Die Musik des "Orpheus Britannicus" Henry Purcell hat es in sich. Sie vermittelt Leidenschaft, Radikalität in der Harmonik, ein inneres Brennen. Purcell starb mit nur 36 Jahren und hinterliess mehr als siebzig Semioperas und Hunderte von Songs. Ein nach dem Motto "The very best of" zusammengestelltes Pasticcio bildet die Grundlage, auf der sich die fünf Tänzer und drei Sängerinnen bewegen. Hinzu kommen einige Stücke der Purcell-Zeitgenossen Matthew Locke und John Blow. Königsdramen, Hexenzauber Die Bühne von Gesine Völlm wird von einer schrägen Lichtjalousie beherrscht. Später klappt eine mobile Wand mit der Aufschrift "Flame" auf: Symbol für die Missetat der Hexen in "Dido and Aeneas", die Karthago in Brand setzt. Wie in Purcells Musik steht in den Seelenlandschaften auf der Bühne das Brennen von Liebe und Hass in Opposition zur Kälte, die die Lebenskräfte erstarren lässt. Das in der Shakespeare-Nachfolge auf Magisch-Dämonisches eingestellte Drama der Restaurationszeit hat Spuren hinterlassen. Schloemer geht damit in "About Kings, Queens and Witches" frei assoziativ um. Er gewinnt den martialischen Saufgesängen auf "Old England" politische Brisanz ab. Zur Pause liegt das Land trostlos darnieder. Die Hexen schmieden Ränke. Der König mit seiner Krone aus Glühlämpchen steht verloren hierum. Dass "Musick for a while" die schlimmsten Sorgen vertreiben könnte erweist sich als das ziemlich albtraumhafte Versprechen einer dämonischen Riesin. Die festliche Ausgelassenheit mutiert zur Rohheit. Patriotische Poeten werden von kichernden Rachegöttinnen mit Fusstritten malträtiert.
"We the spirits of the air", wird da gesungen. Man könnte in einer Flughafen-Lounge sein. Rucksackträgerinnen beissen in Sandwiches, trinken Wasser aus Plastikflaschen oder aus dem magisch blau angeleuchteten Trinkwasserspender im Hintergrund. Zum tieftraurigen Klagegesang werden einer Sängerin die Stiefel geklaut. Die Aktionen sind zugleich komisch und gemein. Mit Nummern versehene Kandidaten treten zum Probeschreien an. Sie heissen Wilhelmine, Horst und Heidrun.
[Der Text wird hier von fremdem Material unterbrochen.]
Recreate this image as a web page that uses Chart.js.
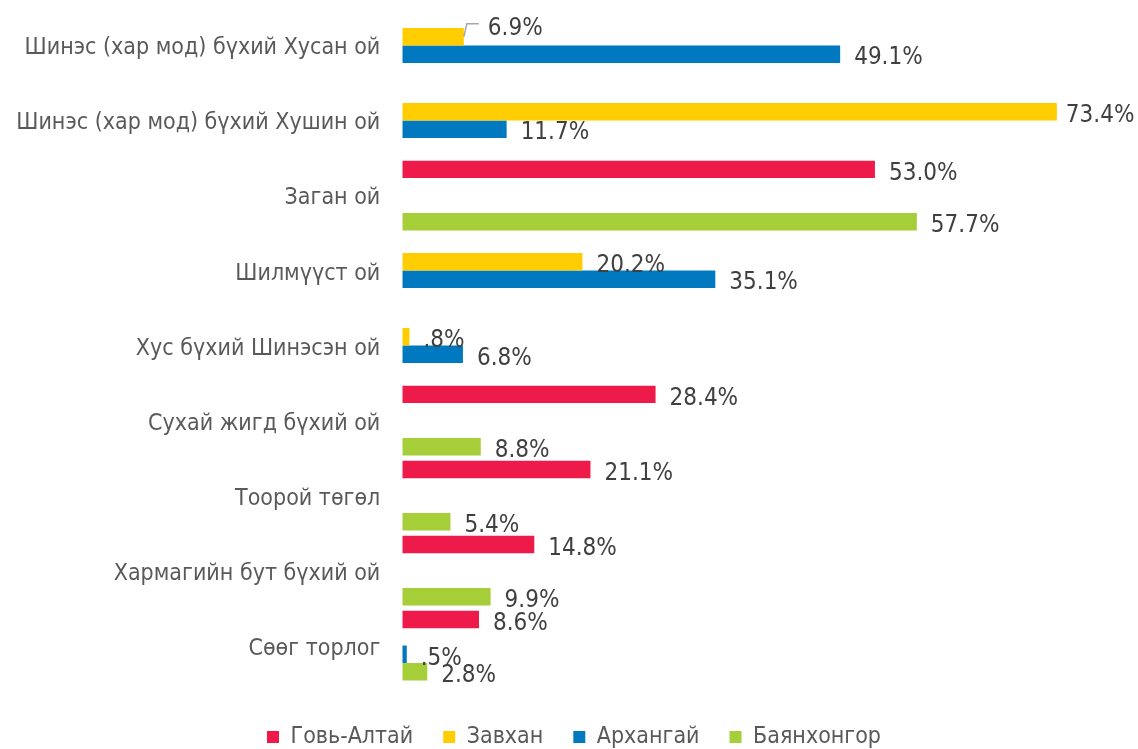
<!DOCTYPE html>
<html>
<head>
<meta charset="utf-8">
<script src="https://cdn.jsdelivr.net/npm/chart.js@4/dist/chart.umd.min.js"></script>
<style>
  html, body { margin: 0; padding: 0; background: #fff; }
  #wrap { width: 1138px; height: 749px; }
</style>
</head>
<body>
<div id="wrap"><canvas id="chart"></canvas></div>
<script>
const categories = [
  "Шинэс (хар мод) бүхий Хусан ой",
  "Шинэс (хар мод) бүхий Хушин ой",
  "Заган ой",
  "Шилмүүст ой",
  "Хус бүхий Шинэсэн ой",
  "Сухай жигд бүхий ой",
  "Тоорой төгөл",
  "Хармагийн бут бүхий ой",
  "Сөөг торлог"
];
const seriesNames = ["Говь-Алтай", "Завхан", "Архангай", "Баянхонгор"];
const govAltai   = [null, null, 53.0, null, null, 28.4, 21.1, 14.8, 8.6];
const zavkhan    = [6.9, 73.4, null, 20.2, 0.8, null, null, null, null];
const arkhangai  = [49.1, 11.7, null, 35.1, 6.8, null, null, null, 0.5];
const bayankhong = [null, null, 57.7, null, null, 8.8, 5.4, 9.9, 2.8];

const colors = ["#EE1A4A", "#FFCD00", "#0079C1", "#A6CE39"];
const FONT = '"DejaVu Sans Condensed", "Liberation Sans", sans-serif';

// Excel style: values under 1 show without leading zero (".8%")
const fmt = v => (v < 1 ? v.toFixed(1).slice(1) : v.toFixed(1)) + "%";

// labels that were moved by hand in the original
const labelShift = {
  "1-0": { dx: 24, dy: -12, leader: true },
  "1-1": { dx: 9 }
};

const valueLabels = {
  id: "valueLabels",
  afterDatasetsDraw(chart) {
    const ctx = chart.ctx;
    ctx.save();
    ctx.font = "24px " + FONT;
    ctx.textBaseline = "middle";
    ctx.textAlign = "left";
    chart.data.datasets.forEach((ds, di) => {
      chart.getDatasetMeta(di).data.forEach((bar, i) => {
        const v = ds.data[i];
        if (v == null) return;
        const s = labelShift[di + "-" + i] || {};
        if (s.leader) {
          ctx.strokeStyle = "#A6A6A6";
          ctx.lineWidth = 1.5;
          ctx.beginPath();
          ctx.moveTo(bar.x, bar.y);
          ctx.lineTo(bar.x + 3, bar.y - 13);
          ctx.lineTo(bar.x + 15, bar.y - 13);
          ctx.stroke();
        }
        ctx.fillStyle = "#404040";
        ctx.fillText(fmt(v), bar.x + (s.dx ?? 14), bar.y + 4 + (s.dy || 0));
      });
    });
    ctx.restore();
  }
};

const allSeries = [govAltai, zavkhan, arkhangai, bayankhong];

new Chart(document.getElementById("chart"), {
  type: "bar",
  data: {
    labels: categories,
    datasets: allSeries.map((d, i) => ({
      label: seriesNames[i],
      data: d,
      backgroundColor: colors[i],
      borderWidth: 0,
      categoryPercentage: 0.93,
      barPercentage: 1.0
    }))
  },
  options: {
    indexAxis: "y",
    responsive: true,
    maintainAspectRatio: false,
    animation: false,
    layout: { padding: { top: 8, left: 0, right: -10, bottom: -9.5 } },
    scales: {
      x: {
        min: 0,
        max: 82.5,
        grid: { display: false, drawTicks: false },
        border: { display: false },
        ticks: { display: false },
        afterFit: s => { s.height = 12.4; }
      },
      y: {
        grid: { display: false, drawTicks: false },
        border: { display: false },
        ticks: {
          padding: 22,
          labelOffset: 3,
          color: "#595959",
          font: { family: FONT, size: 23 }
        },
        afterFit: s => {
          s.width = 402.3;
          s.paddingTop = 0;
          s.paddingBottom = 0;
        }
      }
    },
    plugins: {
      legend: {
        position: "bottom",
        labels: {
          boxWidth: 12,
          boxHeight: 12,
          padding: 30,
          color: "#595959",
          font: { family: FONT, size: 23 }
        }
      },
      tooltip: { enabled: false }
    }
  },
  plugins: [valueLabels]
});
</script>
</body>
</html>
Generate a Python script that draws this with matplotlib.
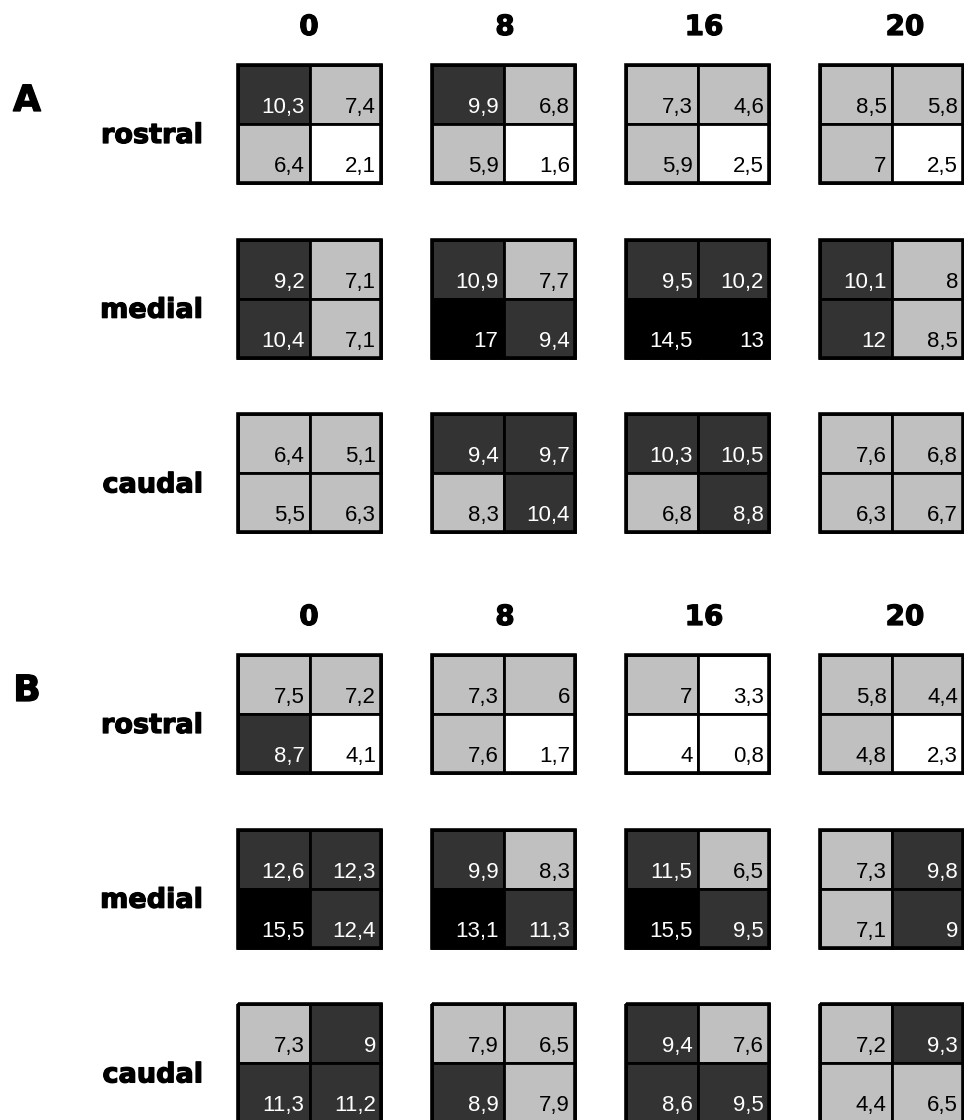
import numpy as np
import matplotlib
matplotlib.use("Agg")
import matplotlib.pyplot as plt
from matplotlib.patches import Rectangle
import matplotlib.patheffects as pe

# Time points (column headers) and regions (row labels)
timepoints = ["0", "8", "16", "20"]
regions = ["rostral", "medial", "caudal"]
panels = ["A", "B"]

# Panel A: each entry is a 2x2 grid [[top-left, top-right], [bottom-left, bottom-right]]
a_rostral = [[[10.3, 7.4], [6.4, 2.1]], [[9.9, 6.8], [5.9, 1.6]],
             [[7.3, 4.6], [5.9, 2.5]], [[8.5, 5.8], [7.0, 2.5]]]
a_medial = [[[9.2, 7.1], [10.4, 7.1]], [[10.9, 7.7], [17.0, 9.4]],
            [[9.5, 10.2], [14.5, 13.0]], [[10.1, 8.0], [12.0, 8.5]]]
a_caudal = [[[6.4, 5.1], [5.5, 6.3]], [[9.4, 9.7], [8.3, 10.4]],
            [[10.3, 10.5], [6.8, 8.8]], [[7.6, 6.8], [6.3, 6.7]]]

# Panel B
b_rostral = [[[7.5, 7.2], [8.7, 4.1]], [[7.3, 6.0], [7.6, 1.7]],
             [[7.0, 3.3], [4.0, 0.8]], [[5.8, 4.4], [4.8, 2.3]]]
b_medial = [[[12.6, 12.3], [15.5, 12.4]], [[9.9, 8.3], [13.1, 11.3]],
            [[11.5, 6.5], [15.5, 9.5]], [[7.3, 9.8], [7.1, 9.0]]]
b_caudal = [[[7.3, 9.0], [11.3, 11.2]], [[7.9, 6.5], [8.9, 7.9]],
            [[9.4, 7.6], [8.6, 9.5]], [[7.2, 9.3], [4.4, 6.5]]]

panel_data = [[a_rostral, a_medial, a_caudal], [b_rostral, b_medial, b_caudal]]

# Shading classes: white, light gray, dark gray, black
class_edges = [4.3, 8.55, 12.8]
fill_colors = ["#ffffff", "#c0c0c0", "#333333", "#000000"]
text_colors = ["#000000", "#000000", "#ffffff", "#ffffff"]

# Layout in pixel units
W, H = 964, 1120
block_x0, block_dx = 238, 194
block_y0, block_dy = 65, 174.7
panel_dy = 590
cell_w, cell_h = 71.5, 59
header_x = [309, 505, 704, 905]

# Extra-heavy lettering for labels: bold face thickened by a thin stroke
heavy = dict(family="DejaVu Sans", fontweight="bold",
             path_effects=[pe.withStroke(linewidth=0.9, foreground="black")])

fig = plt.figure(figsize=(W / 100, H / 100), dpi=100)
ax = fig.add_axes([0, 0, 1, 1])
ax.set_xlim(0, W)
ax.set_ylim(H, 0)
ax.axis("off")


def fmt(v):
    return f"{v:g}".replace(".", ",")


for p, pname in enumerate(panels):
    py = p * panel_dy
    ax.text(27, py + 101, pname, ha="center", va="center", fontsize=26, **heavy)
    for j, tp in enumerate(timepoints):
        ax.text(header_x[j], py + 27, tp, ha="center", va="center",
                fontsize=20, **heavy)
    for i, reg in enumerate(regions):
        top = py + block_y0 + i * block_dy
        ax.text(203, top + 71, reg, ha="right", va="center", fontsize=19.5,
                **heavy)
        for j in range(len(timepoints)):
            grid = np.array(panel_data[p][i][j])
            left = block_x0 + j * block_dx
            for r in range(2):
                for c in range(2):
                    v = grid[r, c]
                    k = int(np.digitize(v, class_edges))
                    x = left + c * cell_w
                    y = top + r * cell_h
                    ax.add_patch(Rectangle((x, y), cell_w, cell_h,
                                           facecolor=fill_colors[k],
                                           edgecolor="black", linewidth=2.0))
                    ax.text(x + cell_w - 5, y + 48, fmt(v), ha="right",
                            va="baseline", fontsize=16, color=text_colors[k],
                            family="Liberation Sans")
            ax.add_patch(Rectangle((left, top), 2 * cell_w, 2 * cell_h,
                                   facecolor="none", edgecolor="black",
                                   linewidth=2.6))

fig.savefig("out.png", dpi=100)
Am ekstatischsten schreit Helga. "Give me doubts, give me fears, give me jealousies and cares" - kein Popsong könnte das ewig menschliche Problem besser benennen. Schloemer sucht den Kontrast. Zu Heavy-Metal-Klängen zucken die Tänzer wie unter Strom.
Schloemers Bewegungssprache ist vielfältiger geworden. Der Ausdruckstanz kommt darin nur noch am Rande vor. Es überwiegen die fragmentierten Gesten und schnellen Drehungen, die von der Tänzerin Jasna Vino im Solo gegen Schluss grazil und federleicht ausgetanzt werden. Der zweite Teil des Abends scheint in der Bewegungsdramaturgie insgesamt lockerer und weniger stringent gefügt. Und wie immer bei Schloemer fehlt es nicht an Hermetischem und Rätselhaftem. Doch die Kraft der Bilder, die Dialoge der Sängerinnen und Tänzerinnen sind von berührender Intensität.